━━━━━ INPUT
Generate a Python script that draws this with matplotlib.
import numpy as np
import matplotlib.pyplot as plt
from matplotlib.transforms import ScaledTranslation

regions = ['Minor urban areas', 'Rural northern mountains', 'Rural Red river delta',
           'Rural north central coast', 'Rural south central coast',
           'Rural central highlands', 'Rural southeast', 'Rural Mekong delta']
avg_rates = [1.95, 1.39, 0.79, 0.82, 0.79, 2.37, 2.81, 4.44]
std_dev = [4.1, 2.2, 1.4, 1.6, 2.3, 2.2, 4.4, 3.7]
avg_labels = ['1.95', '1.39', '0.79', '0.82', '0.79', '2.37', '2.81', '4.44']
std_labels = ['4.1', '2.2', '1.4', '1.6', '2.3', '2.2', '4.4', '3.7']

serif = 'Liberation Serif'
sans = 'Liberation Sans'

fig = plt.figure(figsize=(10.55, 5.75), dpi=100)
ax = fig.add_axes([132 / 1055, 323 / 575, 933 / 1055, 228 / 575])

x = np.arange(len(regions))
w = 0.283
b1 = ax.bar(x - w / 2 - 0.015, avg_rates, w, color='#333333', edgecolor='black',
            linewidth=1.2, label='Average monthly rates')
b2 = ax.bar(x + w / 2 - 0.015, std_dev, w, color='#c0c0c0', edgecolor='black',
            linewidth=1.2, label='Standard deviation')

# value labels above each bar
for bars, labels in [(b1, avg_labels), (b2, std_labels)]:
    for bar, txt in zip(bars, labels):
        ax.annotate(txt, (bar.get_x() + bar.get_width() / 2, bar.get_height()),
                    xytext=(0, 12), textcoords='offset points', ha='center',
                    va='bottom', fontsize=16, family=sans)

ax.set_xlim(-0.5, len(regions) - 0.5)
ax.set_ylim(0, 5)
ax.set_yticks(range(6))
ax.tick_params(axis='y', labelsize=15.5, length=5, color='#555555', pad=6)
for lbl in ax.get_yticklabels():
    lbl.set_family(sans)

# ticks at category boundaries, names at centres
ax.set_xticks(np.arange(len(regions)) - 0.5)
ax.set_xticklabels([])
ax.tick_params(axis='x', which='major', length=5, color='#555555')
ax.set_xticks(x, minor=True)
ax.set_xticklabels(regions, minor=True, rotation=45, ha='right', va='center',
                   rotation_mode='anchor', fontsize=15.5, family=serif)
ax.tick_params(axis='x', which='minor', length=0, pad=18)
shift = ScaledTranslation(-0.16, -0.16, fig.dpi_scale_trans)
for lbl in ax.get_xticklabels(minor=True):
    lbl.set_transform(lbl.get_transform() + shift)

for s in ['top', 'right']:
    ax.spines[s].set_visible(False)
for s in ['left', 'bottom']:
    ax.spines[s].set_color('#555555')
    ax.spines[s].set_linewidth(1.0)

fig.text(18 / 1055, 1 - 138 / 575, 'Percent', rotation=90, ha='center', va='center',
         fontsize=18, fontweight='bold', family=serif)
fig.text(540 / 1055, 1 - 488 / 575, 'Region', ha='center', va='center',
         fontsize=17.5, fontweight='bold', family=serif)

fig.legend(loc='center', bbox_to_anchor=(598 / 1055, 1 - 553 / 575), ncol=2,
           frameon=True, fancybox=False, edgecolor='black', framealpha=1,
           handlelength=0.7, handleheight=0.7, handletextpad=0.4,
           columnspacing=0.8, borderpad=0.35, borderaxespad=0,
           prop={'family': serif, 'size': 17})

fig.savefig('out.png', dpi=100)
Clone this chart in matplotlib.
━━━━━━━━━━
Give the count of lines holding the word "this", with no other words.

2